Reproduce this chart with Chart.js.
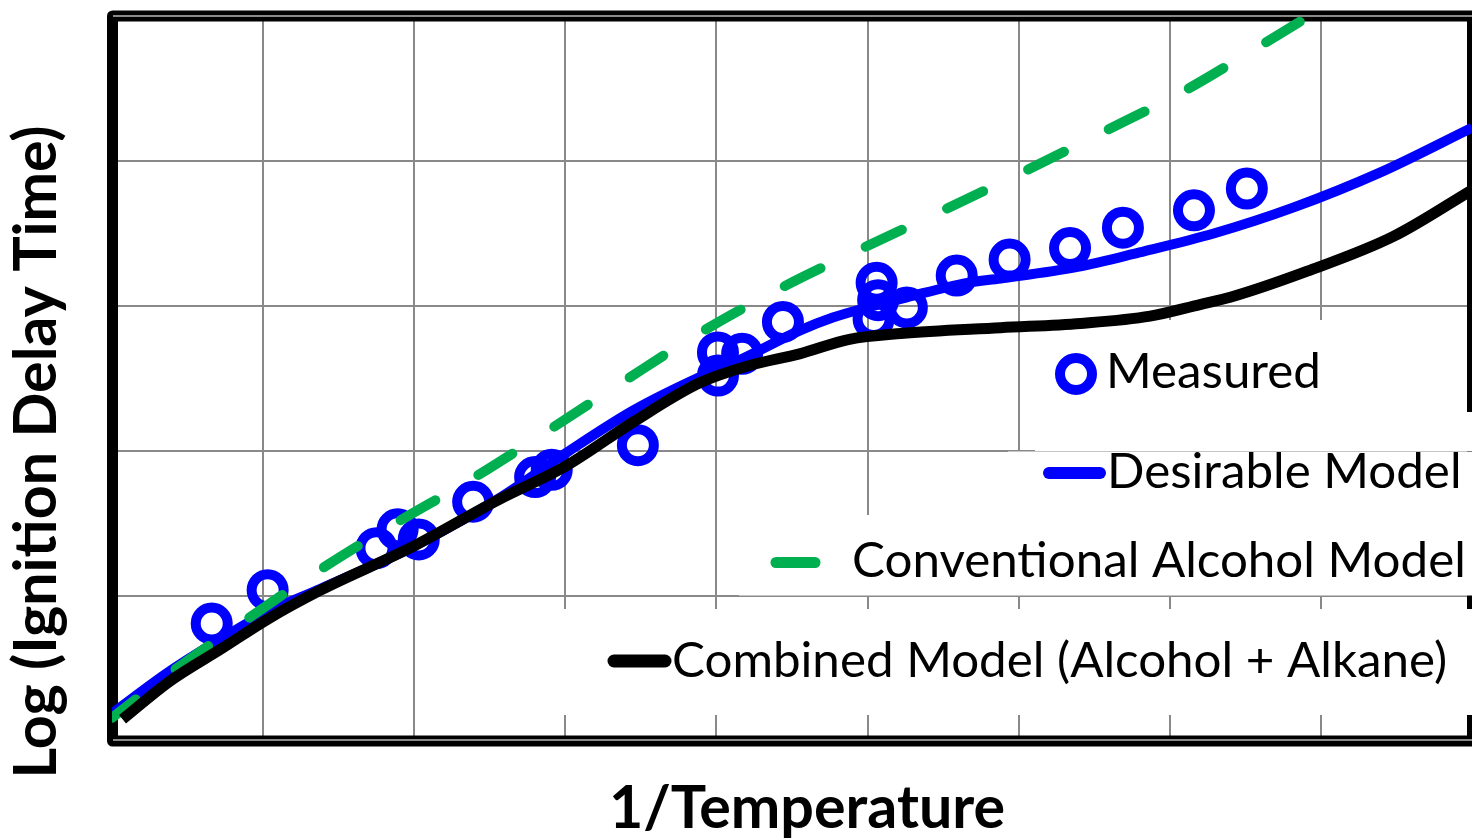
<!DOCTYPE html>
<html><head><meta charset="utf-8">
<script src="https://cdn.jsdelivr.net/npm/chart.js@4.4.1/dist/chart.umd.min.js"></script>
<style>html,body{margin:0;padding:0;background:#fff}canvas{display:block}</style>
</head><body>
<canvas id="c" width="1472" height="840"></canvas>
<script>
// ---- text ----
const xAxisTitle = '1/Temperature';
const yAxisTitle = 'Log (Ignition Delay Time)';
const seriesNames = ['Measured', 'Desirable Model', 'Conventional Alcohol Model', 'Combined Model (Alcohol + Alkane)'];

// ---- axis ranges (no tick labels shown) ----
const xTickValues = [0, 1, 2, 3, 4, 5, 6, 7, 8, 9];
const yTickValues = [0, 1, 2, 3, 4, 5];

// ---- series values (arbitrary units) ----
const measuredX = [0.66, 1.03, 1.75, 1.89, 2.03, 2.39, 2.80, 2.91, 3.48, 4.01, 4.01, 4.17, 4.44, 5.06, 5.07, 5.04, 5.26, 5.59, 5.94, 6.34, 6.69, 7.16, 7.51];
const measuredY = [0.81, 1.04, 1.33, 1.46, 1.39, 1.65, 1.82, 1.87, 2.04, 2.68, 2.52, 2.67, 2.89, 3.16, 3.04, 2.91, 2.99, 3.21, 3.32, 3.40, 3.54, 3.66, 3.81];

const desirableX = [0, 0.38, 0.73, 1.03, 1.38, 1.99, 2.57, 3.01, 3.45, 3.89, 4.16, 4.55, 4.77, 5.00, 5.26, 5.66, 5.88, 6.39, 6.80, 7.29, 7.82, 8.39, 9];
const desirableY = [0.19, 0.48, 0.71, 0.89, 1.05, 1.34, 1.68, 1.99, 2.28, 2.51, 2.63, 2.83, 2.92, 2.99, 3.06, 3.16, 3.19, 3.27, 3.37, 3.50, 3.68, 3.92, 4.23];

const conventionalX = [0, 0.40, 0.88, 1.39, 1.89, 2.37, 2.90, 3.40, 3.90, 4.42, 4.95, 5.48, 6.02, 6.54, 7.09, 7.56, 7.86];
const conventionalY = [0.16, 0.48, 0.83, 1.19, 1.51, 1.80, 2.15, 2.49, 2.82, 3.12, 3.39, 3.65, 3.92, 4.19, 4.48, 4.77, 4.96];

const combinedX = [0.07, 0.38, 0.73, 1.03, 1.38, 1.99, 2.55, 3.01, 3.45, 3.89, 4.22, 4.55, 4.88, 5.22, 5.88, 6.41, 6.87, 7.20, 7.40, 7.91, 8.48, 9];
const combinedY = [0.15, 0.41, 0.64, 0.84, 1.04, 1.34, 1.66, 1.90, 2.20, 2.47, 2.59, 2.67, 2.77, 2.81, 2.85, 2.88, 2.93, 3.01, 3.06, 3.24, 3.48, 3.80];

// ---- helpers ----
const FONT = 'Lato, "Open Sans", "DejaVu Sans", sans-serif';
const pts = (xs, ys) => xs.map((x, i) => ({x: x, y: ys[i]}));
function fitSize(text, weight, target) {
  const c = document.createElement('canvas').getContext('2d');
  c.font = weight + ' 100px ' + FONT;
  return 100 * target / c.measureText(text).width;
}
const titleSize = (fitSize(yAxisTitle, 'bold', 655) + fitSize(xAxisTitle, 'bold', 395)) / 2;
const legendSize = fitSize(seriesNames[3], 'normal', 775);

const BLUE = '#0000FF', GREEN = '#00B050', BLACK = '#000000', GRID = '#898989';

// legend layout (white boxes that hide gridlines, then sample + label)
const legendBoxes = [
  [1035, 320, 1462, 451],
  [1462, 412, 1472, 451],
  [1008, 451.5, 1472, 515],
  [739, 515, 1472, 595.5],
  [540, 609, 1472, 715]
];

const decor = {
  id: 'decor',
  beforeDatasetsDraw(chart) {
    const {ctx, chartArea: a} = chart;
    ctx.save();
    // heavy frame
    ctx.strokeStyle = '#000'; ctx.lineWidth = 11; ctx.lineJoin = 'round';
    ctx.strokeRect(a.left + 0.5, a.top, a.right - a.left, a.bottom - a.top);
    // thin gray lines over top/bottom frame
    ctx.strokeStyle = GRID; ctx.lineWidth = 2;
    ctx.beginPath();
    ctx.moveTo(a.left + 1, a.top); ctx.lineTo(a.right, a.top);
    ctx.moveTo(a.left + 1, a.bottom - 1); ctx.lineTo(a.right, a.bottom - 1);
    ctx.stroke();
    // legend backgrounds
    ctx.fillStyle = '#fff';
    legendBoxes.forEach(b => ctx.fillRect(b[0], b[1], b[2] - b[0], b[3] - b[1]));
    // legend samples
    ctx.lineCap = 'round';
    ctx.strokeStyle = BLUE; ctx.lineWidth = 10;
    ctx.beginPath(); ctx.arc(1076, 374, 16, 0, Math.PI * 2); ctx.stroke();
    ctx.lineWidth = 12;
    ctx.beginPath(); ctx.moveTo(1049, 473); ctx.lineTo(1100, 473); ctx.stroke();
    ctx.strokeStyle = GREEN; ctx.lineWidth = 11;
    ctx.beginPath(); ctx.moveTo(776, 562.5); ctx.lineTo(815, 562.5); ctx.stroke();
    ctx.strokeStyle = BLACK; ctx.lineWidth = 13;
    ctx.beginPath(); ctx.moveTo(614, 661); ctx.lineTo(665, 661); ctx.stroke();
    // legend labels
    ctx.fillStyle = '#000';
    ctx.font = 'normal ' + legendSize.toFixed(1) + 'px ' + FONT;
    ctx.textAlign = 'left'; ctx.textBaseline = 'alphabetic';
    ctx.fillText(seriesNames[0], 1106, 388);
    ctx.fillText(seriesNames[1], 1107, 488);
    ctx.fillText(seriesNames[2], 852, 577);
    ctx.fillText(seriesNames[3], 672, 677);
    ctx.restore();
  },
  afterDraw(chart) {
    const {ctx} = chart;
    ctx.save();
    ctx.fillStyle = '#000';
    ctx.font = 'bold ' + titleSize.toFixed(1) + 'px ' + FONT;
    ctx.textAlign = 'center'; ctx.textBaseline = 'alphabetic';
    ctx.fillText(xAxisTitle, 807, 828);
    ctx.translate(56, 452);
    ctx.rotate(-Math.PI / 2);
    ctx.fillText(yAxisTitle, 0, 0);
    ctx.restore();
  }
};

const lineBase = {showLine: true, pointRadius: 0, pointHoverRadius: 0, fill: false, cubicInterpolationMode: 'monotone', borderJoinStyle: 'round'};

new Chart(document.getElementById('c'), {
  type: 'scatter',
  data: {
    datasets: [
      Object.assign({}, lineBase, {label: seriesNames[3], data: pts(combinedX, combinedY), borderColor: BLACK, borderWidth: 11, borderCapStyle: 'butt', order: 0}),
      Object.assign({}, lineBase, {label: seriesNames[2], data: pts(conventionalX, conventionalY), borderColor: GREEN, borderWidth: 10, borderDash: [40, 50], borderDashOffset: 10, borderCapStyle: 'round', order: 1}),
      Object.assign({}, lineBase, {label: seriesNames[1], data: pts(desirableX, desirableY), borderColor: BLUE, borderWidth: 10, order: 2}),
      {label: seriesNames[0], data: pts(measuredX, measuredY), showLine: false, pointStyle: 'circle', pointRadius: 16, pointHoverRadius: 16, pointBorderWidth: 10, pointBorderColor: BLUE, pointBackgroundColor: 'rgba(0,0,0,0)', order: 3}
    ]
  },
  options: {
    responsive: false,
    animation: false,
    devicePixelRatio: 1,
    layout: {autoPadding: false, padding: {left: 112, top: 16, right: 0, bottom: 99}},
    plugins: {legend: {display: false}, tooltip: {enabled: false}},
    events: [],
    scales: {
      x: {type: 'linear', min: xTickValues[0], max: xTickValues[xTickValues.length - 1],
          afterBuildTicks: s => { s.ticks = xTickValues.map(v => ({value: v})); },
          ticks: {display: false}, grid: {color: GRID, lineWidth: 2, drawTicks: false}, border: {display: false}},
      y: {type: 'linear', min: yTickValues[0], max: yTickValues[yTickValues.length - 1],
          afterBuildTicks: s => { s.ticks = yTickValues.map(v => ({value: v})); },
          ticks: {display: false}, grid: {color: GRID, lineWidth: 2, drawTicks: false}, border: {display: false}}
    }
  },
  plugins: [decor]
});
</script>
</body></html>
───
**OBJECTIVE**
Pictures excluded, repeat exactly the lines from the top of the material through the line with "const yTickValues = [0, 1, 2, 3, 4, 5];", including both of those lines.

**REPLY TO THE EXERCISE**
Reproduce this chart with Chart.js.
<!DOCTYPE html>
<html><head><meta charset="utf-8">
<script src="https://cdn.jsdelivr.net/npm/chart.js@4.4.1/dist/chart.umd.min.js"></script>
<style>html,body{margin:0;padding:0;background:#fff}canvas{display:block}</style>
</head><body>
<canvas id="c" width="1472" height="840"></canvas>
<script>
// ---- text ----
const xAxisTitle = '1/Temperature';
const yAxisTitle = 'Log (Ignition Delay Time)';
const seriesNames = ['Measured', 'Desirable Model', 'Conventional Alcohol Model', 'Combined Model (Alcohol + Alkane)'];

// ---- axis ranges (no tick labels shown) ----
const xTickValues = [0, 1, 2, 3, 4, 5, 6, 7, 8, 9];
const yTickValues = [0, 1, 2, 3, 4, 5];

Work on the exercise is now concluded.